According to BNEF, the APAC region was expected to be the hardest hit by Trump’s tariffs even before the proposed additional tariffs on solar panels from the four Southeast Asian countries.
Accelerated transition
However, there is also an opportunity for EMDEs to capitalise on the tariffs to turbocharge their transition to clean energy as China redirects its export efforts.
EMs received between a third and a half of total Chinese solar module, wind turbine, battery cell and EV shipments by dollar value in 2024, with “notably large” increases in exports to Brazil, Mexico, Pakistan and Southeast Asia during the past three years.
“Manufacturers in mainland China will redouble their efforts to sell to emerging economies, said Antoine Vagneur-Jones, Head of Trade and Supply Chains at BNEF. “Already, the share of batteries, EVs, solar modules and wind turbines shipped to low-to-middle-income markets has been growing steadily over 2022-24. The provision of low-cost equipment and goods could accelerate their energy transitions.”
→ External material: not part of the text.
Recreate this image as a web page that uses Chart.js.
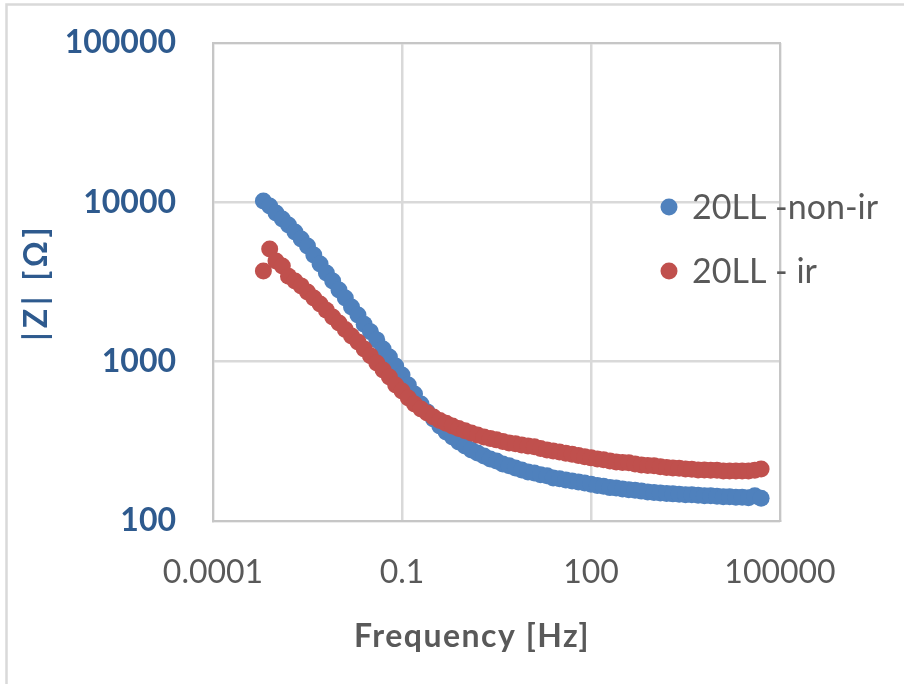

BNEF also expects factories in Southeast Asia have their resilience boosted by Trump’s tariffs, with manufacturers benefitting from their proximity of Chinese solar supply chains and investments.
Kelly noted that the tariffs could result in lower-cost solar equipment, accelerated adoption, and a steeper emissions reduction curve despite protectionism in the Global North. “Ironically, the US tariffs may redistribute clean tech benefits more equitably, at least temporarily, across under-electrified or underserved regions,” he said.